Manny Calavera Taught Me How to Work

Grim Fandango Title Screen

I first played Grim Fandango as a young man, not realizing then how much it would stay with me. At the time, it was just a game—funny, stylish, and full of clever puzzles. But over the years, I’ve come to understand that beneath its film noir and Día de los Muertos aesthetic, it carried a lesson that shaped how I approach work and perseverance.

Manny Calavera is always starting at the bottom. He goes from mopping the floor of a seedy diner to turning it into a bustling casino, from swabbing the deck of a ship to overhauling and captaining it. Every chapter ends with him doing a seemingly trivial task, and when the next one begins years later, he’s moved up. The message clicked with me over time: if you focus on the task in front of you, no matter how small, opportunities will come.
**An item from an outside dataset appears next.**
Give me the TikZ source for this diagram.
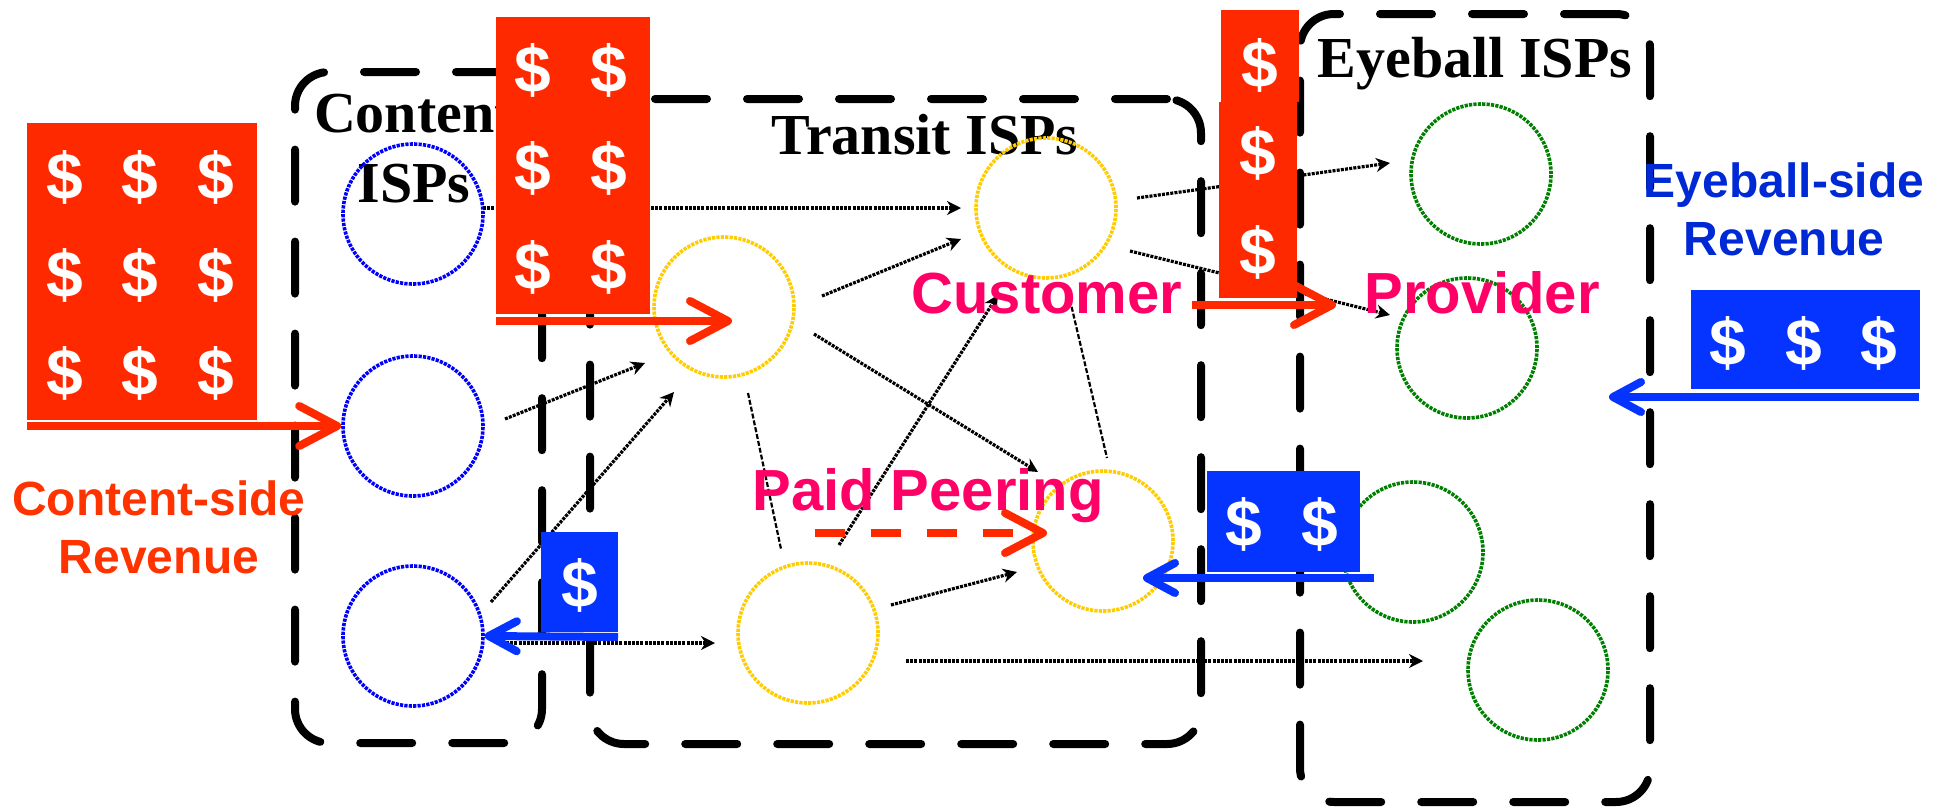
\documentclass[tikz,border=0pt]{standalone}
\usepackage{fontspec}
\setmainfont{Liberation Serif}
\newfontfamily\sansf{Liberation Sans}
\usetikzlibrary{arrows.meta}
\definecolor{cashred}{RGB}{255,41,0}
\definecolor{cashblue}{RGB}{5,51,255}
\definecolor{reltext}{RGB}{255,0,102}
\definecolor{revred}{RGB}{255,51,0}
\definecolor{revblue}{RGB}{0,41,214}
\definecolor{ispblue}{RGB}{0,0,255}
\definecolor{ispyellow}{RGB}{255,204,0}
\definecolor{ispgreen}{RGB}{0,128,0}
\tikzset{
  grp/.style={draw=black, line width=4pt, dash pattern=on 26pt off 20pt, line cap=round, rounded corners=17pt, inner sep=0pt},
  isp/.style={circle, line width=1.8pt, dash pattern=on 1.6pt off 0.6pt, minimum size=70pt, inner sep=0pt},
  link/.style={line width=1.6pt, dash pattern=on 1.5pt off 0.6pt, -{Stealth[length=7pt,width=7pt]}},
  peer/.style={line width=1.1pt, dash pattern=on 2.5pt off 1pt},
  moneyR/.style={draw=cashred, line width=4pt, -{Straight Barb[length=19pt,width=20pt,round]}},
  moneyB/.style={draw=cashblue, line width=4pt, -{Straight Barb[length=14pt,width=15pt,round]}},
  cashR/.style={fill=cashred, inner sep=0pt, anchor=north west},
  cashB/.style={fill=cashblue, inner sep=0pt, anchor=north west},
  dollar/.style={font=\sansf\bfseries\fontsize{33}{33}\selectfont, text=white, inner sep=0pt},
  title/.style={font=\bfseries\fontsize{29}{29}\selectfont, inner sep=0pt, anchor=base},
  rel/.style={font=\sansf\bfseries\fontsize{29}{29}\selectfont, text=reltext, inner sep=0pt, anchor=base},
  rev/.style={font=\sansf\bfseries\fontsize{24}{24}\selectfont, inner sep=0pt, anchor=base}
}
\begin{document}
\begin{tikzpicture}[x=0.5pt,y=-0.5pt]
\useasboundingbox[fill=white] (0,0) rectangle (1944,809);

% group boxes
\node[grp, minimum width=123.5pt, minimum height=335.5pt] (content) at (418.5,407.5) {};
\node[grp, minimum width=305.5pt, minimum height=322.5pt] (transit) at (895.5,421.5) {};
\node[grp, minimum width=175pt, minimum height=394pt] (eyeball) at (1475,408) {};

% group titles
\node[title] (tcont) at (414,132) {Content};
\node[title] (tcisp) at (414,202) {ISPs};
\node[title] (ttran) at (925,154) {Transit ISPs};
\node[title] (teye) at (1475,77) {Eyeball ISPs};

% ISPs
\node[isp, draw=ispblue] (C1) at (413,214) {};
\node[isp, draw=ispblue] (C2) at (413,426) {};
\node[isp, draw=ispblue] (C3) at (413,636) {};
\node[isp, draw=ispyellow] (T1) at (724,307) {};
\node[isp, draw=ispyellow] (T2) at (1046,208) {};
\node[isp, draw=ispyellow] (T3) at (808,633) {};
\node[isp, draw=ispyellow] (T4) at (1103,541) {};
\node[isp, draw=ispgreen] (E1) at (1481,174) {};
\node[isp, draw=ispgreen] (E2) at (1467,348) {};
\node[isp, draw=ispgreen] (E3) at (1413,552) {};
\node[isp, draw=ispgreen] (E4) at (1538,670) {};

% links
\draw[link] ([shift={(70,-6)}]C1.center) -- ([shift={(-85,0)}]T2.center);
\draw[link] ([shift={(92,-7)}]C2.center) -- ([shift={(-79,56)}]T1.center);
\draw[link] ([shift={(78,-34)}]C3.center) -- ([shift={(-50,85)}]T1.center);
\draw[link] ([shift={(93,7)}]C3.center) -- ([shift={(-93,10)}]T3.center);
\draw[link] ([shift={(98,-11)}]T1.center) -- ([shift={(-85,31)}]T2.center);
\draw[link] ([shift={(90,27)}]T1.center) -- ([shift={(-65,-69)}]T4.center);
\draw[link] ([shift={(31,-88)}]T3.center) -- ([shift={(-48,87)}]T2.center);
\draw[peer] ([shift={(24,86)}]T1.center) -- ([shift={(-27,-84)}]T3.center);
\draw[peer] ([shift={(24,92)}]T2.center) -- ([shift={(4,-83)}]T4.center);
\draw[link] ([shift={(83,-28)}]T3.center) -- ([shift={(-86,31)}]T4.center);
\draw[link] ([shift={(98,28)}]T3.center) -- ([shift={(-115,-9)}]E4.center);
\draw[link] ([shift={(91,-10)}]T2.center) -- ([shift={(-91,-11)}]E1.center);
\draw[link] ([shift={(84,43)}]T2.center) -- ([shift={(-77,-33)}]E2.center);

% red cash
\node[cashR, minimum width=115pt, minimum height=148.5pt] (rb1) at (27,123) {};
\node[dollar] (r1a) at (65,177) {\$};
\node[dollar] (r1b) at (140,177) {\$};
\node[dollar] (r1c) at (216,177) {\$};
\node[dollar] (r1d) at (65,275) {\$};
\node[dollar] (r1e) at (140,275) {\$};
\node[dollar] (r1f) at (216,275) {\$};
\node[dollar] (r1g) at (65,373) {\$};
\node[dollar] (r1h) at (140,373) {\$};
\node[dollar] (r1i) at (216,373) {\$};

\node[cashR, minimum width=77pt, minimum height=148.5pt] (rb2) at (496,17) {};
\node[dollar] (r2a) at (533,70) {\$};
\node[dollar] (r2b) at (609,70) {\$};
\node[dollar] (r2c) at (533,168) {\$};
\node[dollar] (r2d) at (609,168) {\$};
\node[dollar] (r2e) at (533,267) {\$};
\node[dollar] (r2f) at (609,267) {\$};

\node[cashR, minimum width=39pt, minimum height=46pt] (rb3a) at (1221,10) {};
\node[cashR, minimum width=39pt, minimum height=98pt] (rb3b) at (1219,102) {};
\node[dollar] (r3a) at (1260,65) {\$};
\node[dollar] (r3b) at (1258,153) {\$};
\node[dollar] (r3c) at (1258,252) {\$};

% blue cash
\node[cashB, minimum width=38.5pt, minimum height=50pt] (bb1) at (541,532) {};
\node[dollar] (b1a) at (580,585) {\$};
\node[cashB, minimum width=76.5pt, minimum height=50.5pt] (bb2) at (1207,471) {};
\node[dollar] (b2a) at (1244,524) {\$};
\node[dollar] (b2b) at (1320,524) {\$};
\node[cashB, minimum width=114.5pt, minimum height=49.5pt] (bb3) at (1691,290) {};
\node[dollar] (b3a) at (1728,343) {\$};
\node[dollar] (b3b) at (1804,343) {\$};
\node[dollar] (b3c) at (1879,343) {\$};

% money flows
\coordinate (m1s) at (27,426);
\draw[moneyR] (m1s) -- (C2.west);
\coordinate (m2s) at (496,321);
\coordinate (m2e) at (732,321);
\draw[moneyR] (m2s) -- (m2e);
\coordinate (m3s) at (1192,305);
\coordinate (m3e) at (1336,305);
\draw[moneyR] (m3s) -- (m3e);
\coordinate (mps) at (815,533);
\coordinate (mpe) at (1047,533);
\draw[moneyR, dash pattern=on 15pt off 13pt] (mps) -- (mpe);
\coordinate (b1s) at (618,637);
\draw[moneyB] (b1s) -- (C3.east);
\coordinate (b2s) at (1374,578);
\coordinate (b2e) at (1143,578);
\draw[moneyB] (b2s) -- (b2e);
\coordinate (b3s) at (1919,397);
\coordinate (b3e) at (1609,397);
\draw[moneyB] (b3s) -- (b3e);

% labels
\node[rel] (cust) at (1047,313) {Customer};
\node[rel] (prov) at (1482,313) {Provider};
\node[rel] (paid) at (928,510) {Paid Peering};
\node[rev, text=revred] (crev1) at (159,515) {Content-side};
\node[rev, text=revred] (crev2) at (159,573) {Revenue};
\node[rev, text=revblue] (erev1) at (1784,197) {Eyeball-side};
\node[rev, text=revblue] (erev2) at (1784,255) {Revenue};
\end{tikzpicture}
\end{document}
It’s easy to get frustrated with where you are, to feel like the work you’re doing is beneath you or meaningless. But Grim Fandango showed me that progress doesn’t come from waiting—it comes from doing the work, proving yourself, and taking the next opportunity when it arrives. I’ve seen this play out in my own life. Jobs that once felt insignificant ended up preparing me for something bigger.

I didn’t know it then, but Grim Fandango taught me how to work. It taught me that even if you start with a mop in hand, you never know where you’ll end up.